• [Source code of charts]
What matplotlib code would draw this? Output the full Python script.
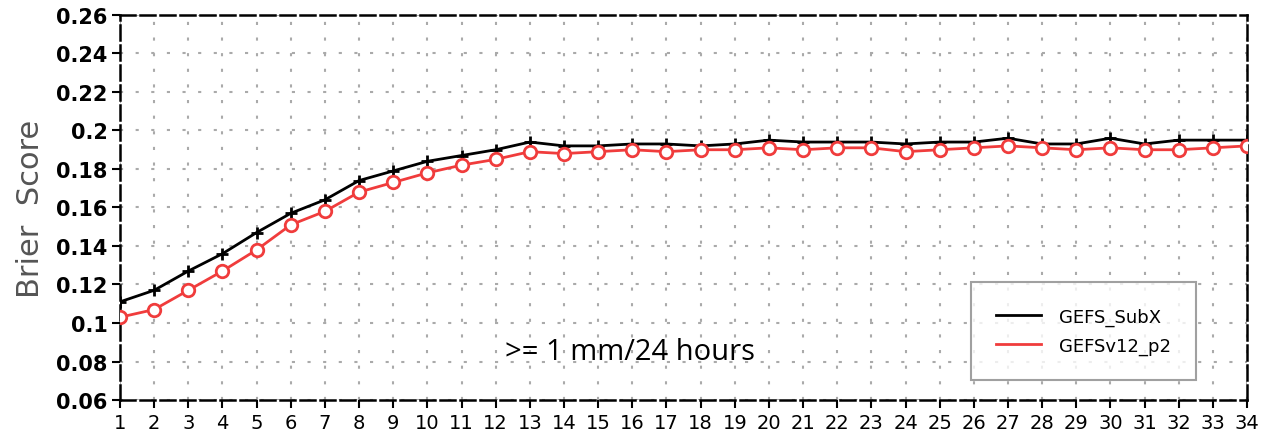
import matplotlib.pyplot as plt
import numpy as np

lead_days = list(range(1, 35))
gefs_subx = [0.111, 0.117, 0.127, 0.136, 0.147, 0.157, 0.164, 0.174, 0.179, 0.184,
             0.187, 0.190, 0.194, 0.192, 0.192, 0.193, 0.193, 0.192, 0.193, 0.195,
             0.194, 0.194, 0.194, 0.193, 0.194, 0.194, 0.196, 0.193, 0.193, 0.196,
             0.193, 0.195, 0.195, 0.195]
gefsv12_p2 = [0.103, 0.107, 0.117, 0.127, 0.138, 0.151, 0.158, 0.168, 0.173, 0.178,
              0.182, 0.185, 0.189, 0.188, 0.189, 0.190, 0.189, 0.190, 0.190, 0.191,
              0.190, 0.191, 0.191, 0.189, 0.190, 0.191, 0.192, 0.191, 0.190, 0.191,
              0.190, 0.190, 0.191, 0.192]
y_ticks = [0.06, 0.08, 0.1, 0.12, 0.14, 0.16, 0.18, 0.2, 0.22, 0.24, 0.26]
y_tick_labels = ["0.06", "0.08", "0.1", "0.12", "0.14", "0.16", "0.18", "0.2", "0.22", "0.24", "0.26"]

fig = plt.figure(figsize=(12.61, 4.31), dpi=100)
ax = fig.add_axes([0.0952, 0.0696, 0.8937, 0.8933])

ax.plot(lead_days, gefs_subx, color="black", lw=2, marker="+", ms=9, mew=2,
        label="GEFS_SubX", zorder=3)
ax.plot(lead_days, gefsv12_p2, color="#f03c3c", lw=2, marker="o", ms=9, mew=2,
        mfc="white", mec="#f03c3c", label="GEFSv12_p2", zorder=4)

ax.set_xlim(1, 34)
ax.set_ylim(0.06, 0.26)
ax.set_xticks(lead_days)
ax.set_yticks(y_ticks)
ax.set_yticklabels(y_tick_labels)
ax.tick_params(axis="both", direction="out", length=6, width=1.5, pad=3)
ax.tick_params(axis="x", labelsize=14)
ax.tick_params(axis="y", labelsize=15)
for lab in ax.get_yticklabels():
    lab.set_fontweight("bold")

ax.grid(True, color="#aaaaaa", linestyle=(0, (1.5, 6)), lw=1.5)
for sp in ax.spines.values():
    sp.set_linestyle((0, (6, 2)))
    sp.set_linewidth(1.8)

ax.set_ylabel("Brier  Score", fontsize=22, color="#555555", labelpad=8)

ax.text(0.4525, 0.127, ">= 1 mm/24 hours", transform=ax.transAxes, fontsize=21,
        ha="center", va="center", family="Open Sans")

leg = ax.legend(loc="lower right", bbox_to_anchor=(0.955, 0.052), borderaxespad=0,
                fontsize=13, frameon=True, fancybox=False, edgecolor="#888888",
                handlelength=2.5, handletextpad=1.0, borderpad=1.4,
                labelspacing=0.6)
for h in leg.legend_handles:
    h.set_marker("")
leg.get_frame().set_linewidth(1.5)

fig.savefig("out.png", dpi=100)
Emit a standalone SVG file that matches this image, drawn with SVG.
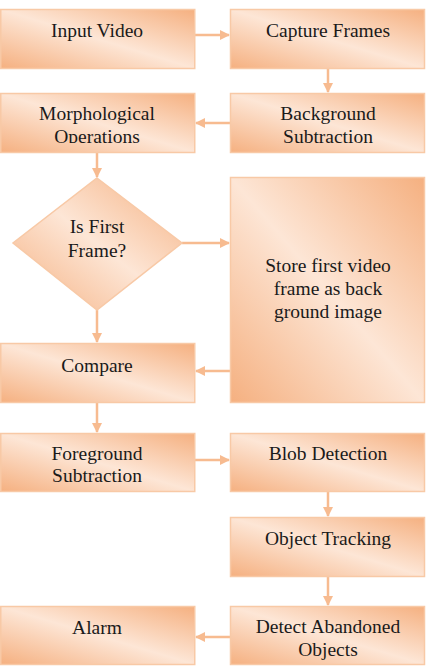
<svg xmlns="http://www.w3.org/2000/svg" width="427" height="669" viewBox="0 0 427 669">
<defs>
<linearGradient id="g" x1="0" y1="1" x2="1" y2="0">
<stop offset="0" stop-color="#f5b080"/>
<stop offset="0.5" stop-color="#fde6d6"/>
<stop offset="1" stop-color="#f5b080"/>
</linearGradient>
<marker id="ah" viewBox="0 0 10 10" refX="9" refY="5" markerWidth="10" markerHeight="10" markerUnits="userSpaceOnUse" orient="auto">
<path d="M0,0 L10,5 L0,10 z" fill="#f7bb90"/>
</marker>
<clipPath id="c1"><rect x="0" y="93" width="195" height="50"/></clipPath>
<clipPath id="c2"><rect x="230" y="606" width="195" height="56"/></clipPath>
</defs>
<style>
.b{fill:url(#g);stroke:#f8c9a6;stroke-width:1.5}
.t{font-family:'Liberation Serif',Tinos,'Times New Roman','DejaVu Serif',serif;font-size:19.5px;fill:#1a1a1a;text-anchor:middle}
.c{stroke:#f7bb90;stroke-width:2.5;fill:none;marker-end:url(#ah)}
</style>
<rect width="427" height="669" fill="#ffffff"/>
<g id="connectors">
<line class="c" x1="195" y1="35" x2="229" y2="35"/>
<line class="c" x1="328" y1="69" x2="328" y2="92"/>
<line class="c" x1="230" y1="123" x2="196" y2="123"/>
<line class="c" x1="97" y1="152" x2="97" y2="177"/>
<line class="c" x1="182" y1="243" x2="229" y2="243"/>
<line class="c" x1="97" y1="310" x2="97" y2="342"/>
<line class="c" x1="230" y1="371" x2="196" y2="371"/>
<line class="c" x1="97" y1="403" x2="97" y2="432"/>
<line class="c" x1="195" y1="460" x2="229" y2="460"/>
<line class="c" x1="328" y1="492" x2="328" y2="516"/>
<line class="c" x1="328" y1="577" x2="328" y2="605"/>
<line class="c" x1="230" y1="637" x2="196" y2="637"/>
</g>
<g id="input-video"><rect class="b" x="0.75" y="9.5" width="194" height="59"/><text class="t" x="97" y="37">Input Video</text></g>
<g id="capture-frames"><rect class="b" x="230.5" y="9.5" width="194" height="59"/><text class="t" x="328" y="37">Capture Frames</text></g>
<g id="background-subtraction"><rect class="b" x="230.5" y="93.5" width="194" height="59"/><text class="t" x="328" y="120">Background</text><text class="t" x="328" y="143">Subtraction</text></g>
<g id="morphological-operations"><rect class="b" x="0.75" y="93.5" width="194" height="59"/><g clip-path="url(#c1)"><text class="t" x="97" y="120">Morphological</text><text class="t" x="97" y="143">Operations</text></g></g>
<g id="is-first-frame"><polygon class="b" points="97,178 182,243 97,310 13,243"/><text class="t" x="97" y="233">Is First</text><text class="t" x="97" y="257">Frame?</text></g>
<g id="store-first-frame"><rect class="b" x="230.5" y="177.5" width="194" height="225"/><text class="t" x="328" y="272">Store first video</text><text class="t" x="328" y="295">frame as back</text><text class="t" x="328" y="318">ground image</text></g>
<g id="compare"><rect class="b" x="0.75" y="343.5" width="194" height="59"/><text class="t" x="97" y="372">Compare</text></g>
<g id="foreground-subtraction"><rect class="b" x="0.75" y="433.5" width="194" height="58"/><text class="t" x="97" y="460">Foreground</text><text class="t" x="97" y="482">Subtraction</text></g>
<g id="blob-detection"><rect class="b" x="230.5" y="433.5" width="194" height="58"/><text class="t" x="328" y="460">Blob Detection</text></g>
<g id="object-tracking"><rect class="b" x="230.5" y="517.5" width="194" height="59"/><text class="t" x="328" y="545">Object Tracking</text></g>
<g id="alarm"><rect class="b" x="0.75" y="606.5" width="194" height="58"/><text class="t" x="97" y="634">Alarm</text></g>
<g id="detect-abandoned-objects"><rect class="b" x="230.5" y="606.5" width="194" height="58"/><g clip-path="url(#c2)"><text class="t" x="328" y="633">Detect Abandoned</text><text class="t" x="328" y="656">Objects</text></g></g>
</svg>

• [AIM]
Can you retype every record above exactly, leaving out the pictures?

• [THE RESULT]
What matplotlib code would draw this? Output the full Python script.
import matplotlib.pyplot as plt
import numpy as np

lead_days = list(range(1, 35))
gefs_subx = [0.111, 0.117, 0.127, 0.136, 0.147, 0.157, 0.164, 0.174, 0.179, 0.184,
             0.187, 0.190, 0.194, 0.192, 0.192, 0.193, 0.193, 0.192, 0.193, 0.195,
             0.194, 0.194, 0.194, 0.193, 0.194, 0.194, 0.196, 0.193, 0.193, 0.196,
             0.193, 0.195, 0.195, 0.195]
gefsv12_p2 = [0.103, 0.107, 0.117, 0.127, 0.138, 0.151, 0.158, 0.168, 0.173, 0.178,
              0.182, 0.185, 0.189, 0.188, 0.189, 0.190, 0.189, 0.190, 0.190, 0.191,
              0.190, 0.191, 0.191, 0.189, 0.190, 0.191, 0.192, 0.191, 0.190, 0.191,
              0.190, 0.190, 0.191, 0.192]
y_ticks = [0.06, 0.08, 0.1, 0.12, 0.14, 0.16, 0.18, 0.2, 0.22, 0.24, 0.26]
y_tick_labels = ["0.06", "0.08", "0.1", "0.12", "0.14", "0.16", "0.18", "0.2", "0.22", "0.24", "0.26"]

fig = plt.figure(figsize=(12.61, 4.31), dpi=100)
ax = fig.add_axes([0.0952, 0.0696, 0.8937, 0.8933])

ax.plot(lead_days, gefs_subx, color="black", lw=2, marker="+", ms=9, mew=2,
        label="GEFS_SubX", zorder=3)
ax.plot(lead_days, gefsv12_p2, color="#f03c3c", lw=2, marker="o", ms=9, mew=2,
        mfc="white", mec="#f03c3c", label="GEFSv12_p2", zorder=4)

ax.set_xlim(1, 34)
ax.set_ylim(0.06, 0.26)
ax.set_xticks(lead_days)
ax.set_yticks(y_ticks)
ax.set_yticklabels(y_tick_labels)
ax.tick_params(axis="both", direction="out", length=6, width=1.5, pad=3)
ax.tick_params(axis="x", labelsize=14)
ax.tick_params(axis="y", labelsize=15)
for lab in ax.get_yticklabels():
    lab.set_fontweight("bold")

ax.grid(True, color="#aaaaaa", linestyle=(0, (1.5, 6)), lw=1.5)
for sp in ax.spines.values():
    sp.set_linestyle((0, (6, 2)))
    sp.set_linewidth(1.8)

ax.set_ylabel("Brier  Score", fontsize=22, color="#555555", labelpad=8)

ax.text(0.4525, 0.127, ">= 1 mm/24 hours", transform=ax.transAxes, fontsize=21,
        ha="center", va="center", family="Open Sans")

leg = ax.legend(loc="lower right", bbox_to_anchor=(0.955, 0.052), borderaxespad=0,
                fontsize=13, frameon=True, fancybox=False, edgecolor="#888888",
                handlelength=2.5, handletextpad=1.0, borderpad=1.4,
                labelspacing=0.6)
for h in leg.legend_handles:
    h.set_marker("")
leg.get_frame().set_linewidth(1.5)

fig.savefig("out.png", dpi=100)
Emit a standalone SVG file that matches this image, drawn with SVG.
<svg xmlns="http://www.w3.org/2000/svg" width="427" height="669" viewBox="0 0 427 669">
<defs>
<linearGradient id="g" x1="0" y1="1" x2="1" y2="0">
<stop offset="0" stop-color="#f5b080"/>
<stop offset="0.5" stop-color="#fde6d6"/>
<stop offset="1" stop-color="#f5b080"/>
</linearGradient>
<marker id="ah" viewBox="0 0 10 10" refX="9" refY="5" markerWidth="10" markerHeight="10" markerUnits="userSpaceOnUse" orient="auto">
<path d="M0,0 L10,5 L0,10 z" fill="#f7bb90"/>
</marker>
<clipPath id="c1"><rect x="0" y="93" width="195" height="50"/></clipPath>
<clipPath id="c2"><rect x="230" y="606" width="195" height="56"/></clipPath>
</defs>
<style>
.b{fill:url(#g);stroke:#f8c9a6;stroke-width:1.5}
.t{font-family:'Liberation Serif',Tinos,'Times New Roman','DejaVu Serif',serif;font-size:19.5px;fill:#1a1a1a;text-anchor:middle}
.c{stroke:#f7bb90;stroke-width:2.5;fill:none;marker-end:url(#ah)}
</style>
<rect width="427" height="669" fill="#ffffff"/>
<g id="connectors">
<line class="c" x1="195" y1="35" x2="229" y2="35"/>
<line class="c" x1="328" y1="69" x2="328" y2="92"/>
<line class="c" x1="230" y1="123" x2="196" y2="123"/>
<line class="c" x1="97" y1="152" x2="97" y2="177"/>
<line class="c" x1="182" y1="243" x2="229" y2="243"/>
<line class="c" x1="97" y1="310" x2="97" y2="342"/>
<line class="c" x1="230" y1="371" x2="196" y2="371"/>
<line class="c" x1="97" y1="403" x2="97" y2="432"/>
<line class="c" x1="195" y1="460" x2="229" y2="460"/>
<line class="c" x1="328" y1="492" x2="328" y2="516"/>
<line class="c" x1="328" y1="577" x2="328" y2="605"/>
<line class="c" x1="230" y1="637" x2="196" y2="637"/>
</g>
<g id="input-video"><rect class="b" x="0.75" y="9.5" width="194" height="59"/><text class="t" x="97" y="37">Input Video</text></g>
<g id="capture-frames"><rect class="b" x="230.5" y="9.5" width="194" height="59"/><text class="t" x="328" y="37">Capture Frames</text></g>
<g id="background-subtraction"><rect class="b" x="230.5" y="93.5" width="194" height="59"/><text class="t" x="328" y="120">Background</text><text class="t" x="328" y="143">Subtraction</text></g>
<g id="morphological-operations"><rect class="b" x="0.75" y="93.5" width="194" height="59"/><g clip-path="url(#c1)"><text class="t" x="97" y="120">Morphological</text><text class="t" x="97" y="143">Operations</text></g></g>
<g id="is-first-frame"><polygon class="b" points="97,178 182,243 97,310 13,243"/><text class="t" x="97" y="233">Is First</text><text class="t" x="97" y="257">Frame?</text></g>
<g id="store-first-frame"><rect class="b" x="230.5" y="177.5" width="194" height="225"/><text class="t" x="328" y="272">Store first video</text><text class="t" x="328" y="295">frame as back</text><text class="t" x="328" y="318">ground image</text></g>
<g id="compare"><rect class="b" x="0.75" y="343.5" width="194" height="59"/><text class="t" x="97" y="372">Compare</text></g>
<g id="foreground-subtraction"><rect class="b" x="0.75" y="433.5" width="194" height="58"/><text class="t" x="97" y="460">Foreground</text><text class="t" x="97" y="482">Subtraction</text></g>
<g id="blob-detection"><rect class="b" x="230.5" y="433.5" width="194" height="58"/><text class="t" x="328" y="460">Blob Detection</text></g>
<g id="object-tracking"><rect class="b" x="230.5" y="517.5" width="194" height="59"/><text class="t" x="328" y="545">Object Tracking</text></g>
<g id="alarm"><rect class="b" x="0.75" y="606.5" width="194" height="58"/><text class="t" x="97" y="634">Alarm</text></g>
<g id="detect-abandoned-objects"><rect class="b" x="230.5" y="606.5" width="194" height="58"/><g clip-path="url(#c2)"><text class="t" x="328" y="633">Detect Abandoned</text><text class="t" x="328" y="656">Objects</text></g></g>
</svg>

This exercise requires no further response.